Two years ago, Colorado was facing a workforce crisis familiar to governments across the country. One-third of its 33,000-person public labor force was eligible for retirement. At the same time, the state’s 92-year-old hiring system was hopelessly antiquated. When Kathy Nesbitt took over as the state director of personnel in 2011, she had her work cut out for her.
Nesbitt, who had spent her career in private-sector labor relations, most recently as Kaiser Permanente’s director of human resources in Denver, immediately set about overhauling Colorado’s outdated system. Take, for example, the rule that supervisors could only interview three candidates for a job before making their selection. If they weren’t wowed by anyone? Too bad. “It was so structured and so rigorous,” Nesbitt says. “I was blown away by those types of rules being in place.”
Making Nesbitt’s reform efforts even more difficult was the fact that Colorado’s rigid personnel system was actually enshrined in the state constitution and would require an amendment to make any changes. Three prior attempts to reform the state’s hiring practices had failed. So Nesbitt started talking with people. She spent endless meetings with lawmakers to create a bipartisan bill in 2011. She and her team also met with the state employee labor union to help craft the language in a way that everyone could agree upon.
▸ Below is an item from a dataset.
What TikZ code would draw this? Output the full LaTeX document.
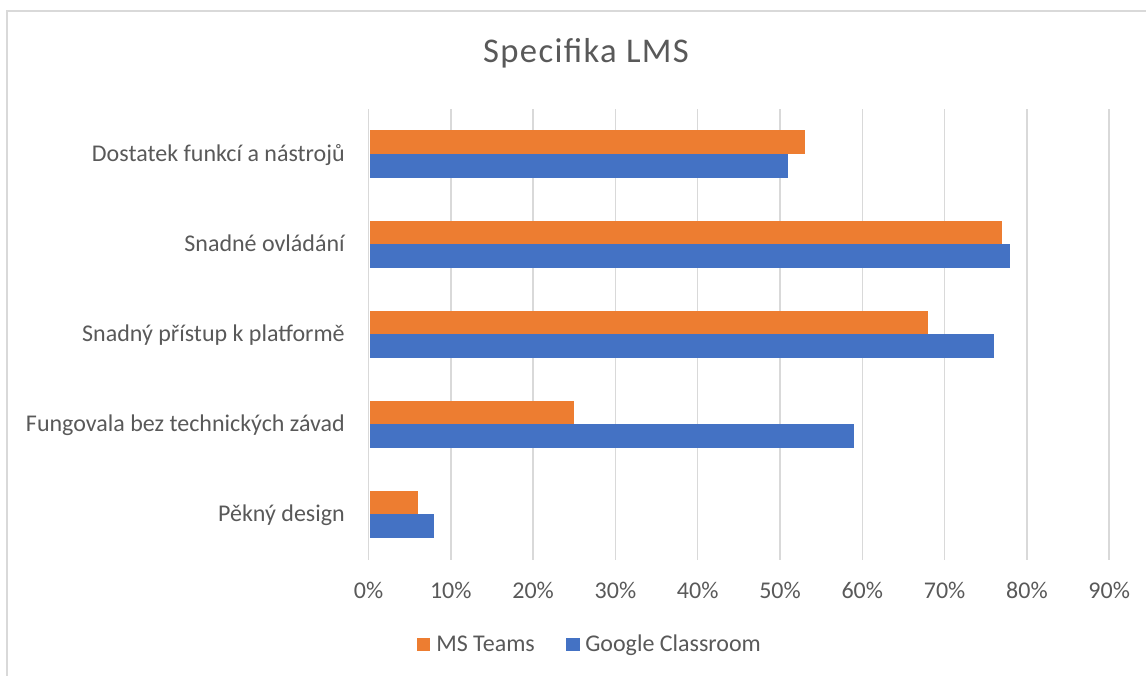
\documentclass[tikz,border=0pt]{standalone}
\usepackage{fontspec}
\setmainfont{Carlito}
\usetikzlibrary{positioning}
\definecolor{teamsorange}{HTML}{ED7D31}
\definecolor{classblue}{HTML}{4472C4}
\definecolor{gridgray}{HTML}{D9D9D9}
\definecolor{textgray}{HTML}{595959}
\begin{document}
\begin{tikzpicture} [x=0.75pt, y=-0.75pt,
        every node/.style = {text=textgray, inner sep=0pt, font=\fontsize{18}{21}\selectfont},
        gridline/.style = {draw=gridgray, line width=1.1pt},
        teamsbar/.style = {fill=teamsorange},
        classbar/.style = {fill=classblue},
        keybox/.style = {minimum size=10pt, anchor=north west}]
        \useasboundingbox (0,0) rectangle (1146,675);
        % frame of the chart
        \draw[gridgray, line width=1pt] (7,11) rectangle (1160,690);
        \node[anchor=base, font=\fontsize{26}{30}\selectfont\addfontfeature{LetterSpace=4}] (title) at (586,62.3) {Specifika LMS};
        % grid and axis labels
        \foreach \p [count=\i from 0] in {0,10,...,90} {
            \draw[gridline] (368.5+82.3*\i,109) -- (368.5+82.3*\i,560);
            \node[anchor=base] (tick\i) at (368.5+82.3*\i,598) {\p\%};
        }
        % bars: centre, name, MS Teams, Google Classroom
        \foreach \y/\name/\t/\g [count=\i] in {
            154/Dostatek funkcí a nástrojů/53/51,
            244.3/Snadné ovládání/77/78,
            334.3/Snadný přístup k platformě/68/76,
            424.3/Fungovala bez technických závad/25/59,
            514.3/Pěkný design/6/8} {
            \node[anchor=base east] (cat\i) at (345,\y+7.4) {\name};
            \fill[teamsbar] (369.5,\y-23.6) rectangle (368.5+8.23*\t,\y);
            \fill[classbar] (369.5,\y) rectangle (368.5+8.23*\g,\y+23.6);
        }
        % legend
        \node[keybox, fill=teamsorange] (keyteams) at (416.5,637.3) {};
        \node[anchor=base west] (labteams) at (436,651) {MS Teams};
        \node[keybox, fill=classblue] (keyclass) at (566,637.3) {};
        \node[anchor=base west] (labclass) at (585,651) {Google Classroom};
\end{tikzpicture}
\end{document}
She traveled across the state and met with more than 6,000 employees to talk about the proposed changes. Their support helped the amendment pass in 2012 with 56 percent of the vote.
Enacted this year, Nesbitt’s “Talent Agenda” reforms have already made a major impact. Hiring times, which previously had taken up to three months, have been cut in half. Supervisors have greater flexibility in interviewing and hiring. A new merit-based pay system rewards an employee’s performance and years of service.
Part of Nesbitt’s ingenuity and tenacity stem from her experience in the private sector, says MaryKathryn Hurd, the legislative liaison for the state Department of Health Care Policy and Financing. “She had the ability to look at the state system in ways that those who are in the system can’t. When she’d get the response back that, ‘This is how we’ve always done it,’ she had ability to say, ‘That’s not good enough.’”
Now Nesbitt is turning her attention to another challenge: retaining quality employees. She’s focusing on performance management and keeping her workforce engaged. “We still have miles to go,” she says.